Homeschoolers Turn Out in Droves to Defeat Intrusive California Bill
Article audio sponsored by The John Birch Society

Don’t mess with homeschoolers: That’s the lesson California lawmakers, like their counterparts in Hawaii, learned last week when hundreds of homeschoolers and their allies descended upon Sacramento in opposition to intrusive legislation — and won.

At issue was a bill sponsored by Assemblyman Jose Medina, a Democrat, that “would have categorized the type of school on a form filed by private educators. One of the categories was homeschools. The state considers homeschools as private schools when it comes to state regulation,” reported GVWire.

According to The Desert Review, Medina’s bill originally would have required local fire marshals to inspect the abodes of homeschooling families, a provision that was deleted in part because “firefighters objected to this sweeping new job requirement.” Then the bill was amended to “mandate state disclosure of the names and addresses of homeschool families.” Opposition continued to mount, and just before last Wednesday’s education committee hearing on the bill, Medina removed that provision, though he “insisted that the state needed to gather more data on homeschoolers.”

Homeschoolers prefer their privacy, however, so they trekked to Sacramento to inform their elected representatives. According to GVWire, “lines to speak wrapped around two floors of the Capitol and out the door.” The Desert Review noted that the bill’s “opponents included a number of professionals, state-credentialed teachers, and self-described progressives and liberal Democrats.” Over the course of three hours, nearly 1,000 people told the committee in no uncertain terms to kill the bill. Only two people spoke in favor of it.

Medina claims he was motivated to introduce the legislation by the case of David and Louise Turpin, constituents of his who are accused of holding their 13 children captive and torturing them, claiming they were homeschooling the children. “When the Turpin case happened,” he said, “I, like many others in my district … looked in the law, looked for what may have been able to be done to avoid that incident.”

But as Assemblyman Kevin Kiley, a Republican member of the education committee, pointed out, the Turpin case was “an extreme outlier” and not the sort of incident on which policy should be based.

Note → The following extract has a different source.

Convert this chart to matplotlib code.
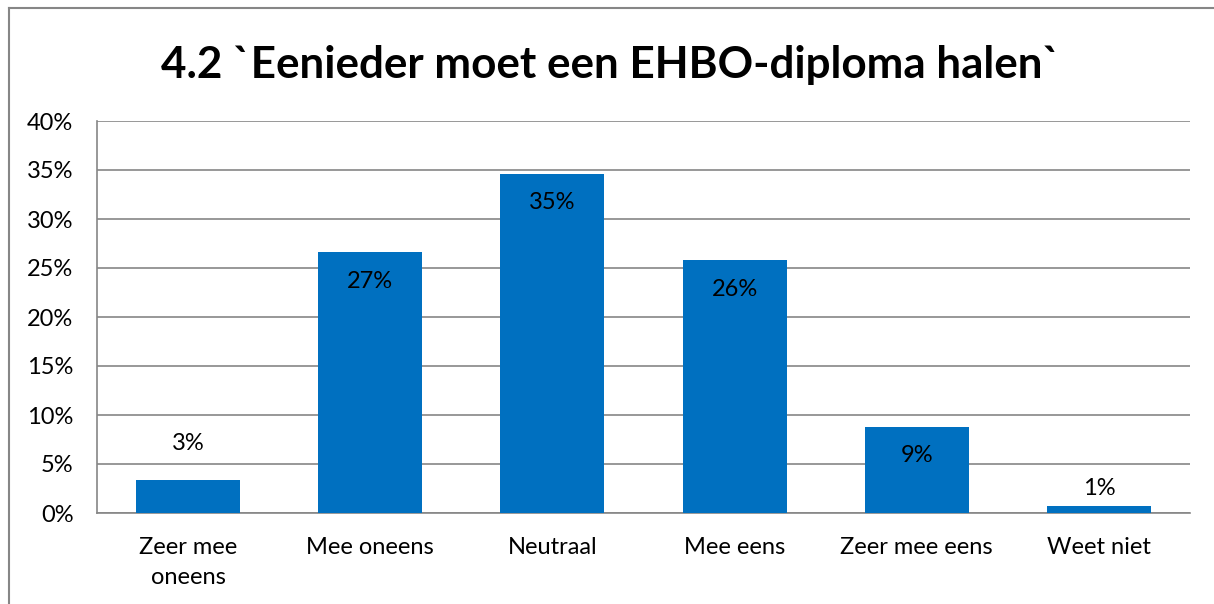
import matplotlib
matplotlib.use("Agg")
import matplotlib.pyplot as plt
from matplotlib.lines import Line2D
from matplotlib.ticker import PercentFormatter

categories = ["Zeer mee\noneens", "Mee oneens", "Neutraal", "Mee eens", "Zeer mee eens", "Weet niet"]
values = [3.4, 26.6, 34.6, 25.8, 8.8, 0.7]
labels = ["3%", "27%", "35%", "26%", "9%", "1%"]

plt.rcParams['font.family'] = ['Lato', 'DejaVu Sans']

fig = plt.figure(figsize=(12.14, 6.04), dpi=100)
ax = fig.add_axes([97/1214, 1 - 513/604, (1190 - 97)/1214, (513 - 121)/604])

grid_col = "#868686"
x = range(len(categories))
bars = ax.bar(x, values, width=0.57, color="#0070C0", zorder=3)

ax.set_ylim(0, 40)
ax.set_xlim(-0.5, len(categories) - 0.5)
ax.set_yticks(range(0, 41, 5))
ax.yaxis.set_major_formatter(PercentFormatter(decimals=0))
ax.grid(axis="y", color=grid_col, linewidth=1.2, zorder=0)
ax.set_xticks(list(x))
ax.set_xticklabels(categories, fontsize=17, linespacing=1.55)
ax.tick_params(axis="both", length=0, labelsize=17, colors="black")
ax.tick_params(axis="x", pad=17)
ax.tick_params(axis="y", pad=17)
for s in ["top", "right"]:
    ax.spines[s].set_visible(False)
for s in ["left", "bottom"]:
    ax.spines[s].set_color(grid_col)
    ax.spines[s].set_linewidth(1.2)

# data labels: inside end for large bars, above for small ones
for b, v, lab in zip(bars, values, labels):
    if v > 5:
        off = -29
    elif v > 2:
        off = 36
    else:
        off = 18
    ax.annotate(lab, (b.get_x() + b.get_width() / 2, v), xytext=(0, off * 0.72),
                textcoords="offset points", ha="center", va="center", fontsize=17)

fig.text(0.503, 1 - 65/604, "4.2 `Eenieder moet een EHBO-diploma halen`",
         ha="center", va="center", fontsize=31.7, fontweight="bold")

# outer chart frame
fig.add_artist(Line2D([9/1214, 9/1214], [0, 1 - 8/604], transform=fig.transFigure, color=grid_col, linewidth=1.5))
fig.add_artist(Line2D([9/1214, 1], [1 - 8/604, 1 - 8/604], transform=fig.transFigure, color=grid_col, linewidth=1.5))

fig.savefig("out.png", dpi=100)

He also asked Medina what problem in the homeschool community his bill would solve, forcing Medina to admit not only that his bill was “not an attempt to solve a problem with homeschooling” but also that, when it comes right down to it, he “do[es] not see a problem with the homeschool community at all.”

Republican Assemblyman Travis Allen, who is running for governor, declared in the hearing that the bill “is absolutely wrong. It must fail. It must fail today.”

At the end of the debate, “Medina made a last-ditch plea for the bill by invoking James Madison,” reported The Desert Review. “The irony was not lost on listeners aware of the fact that homeschooling was the norm during the founding era.”

When it came time to vote on the bill, not enough committee members could be found for a quorum. Committee chairman Patrick O’Donnell, a Democrat, tried again “more than six hours later,” wrote GVWire, but he couldn’t get a motion to vote on the bill, at which point the bill was withdrawn.

It was the second victory for California homeschoolers Wednesday. Earlier, Democratic Assemblywoman Susan Eggman pulled from that day’s debate — but not permanently — her bill to create an “advisory committee” on homeschooling. That bill had previously contained language to mandate “home inspections, curriculum standards and certification for parent teachers,” penned GVWire.

Homeschoolers and their supporters were ecstatic over the defeat of Medina’s legislation. “It is dead! You did it! We did it!!!!!” exclaimed Stefanie Duncan Foster on the Parents United 4 Kids Facebook group.

Kiley tweeted that the bill’s demise was a “major victory for all the homeschool educators, parents, and students who came to the Capitol and made their voice heard.”

“This is a victory worth celebrating,” said Brad Dacus, president of the Pacific Justice Institute, a conservative legal-defense organization that opposed the bill. “All is not lost in California; when we stand together, we can still make a difference.”

Indeed, as homeschoolers are increasingly proving, they are a force with which to be reckoned.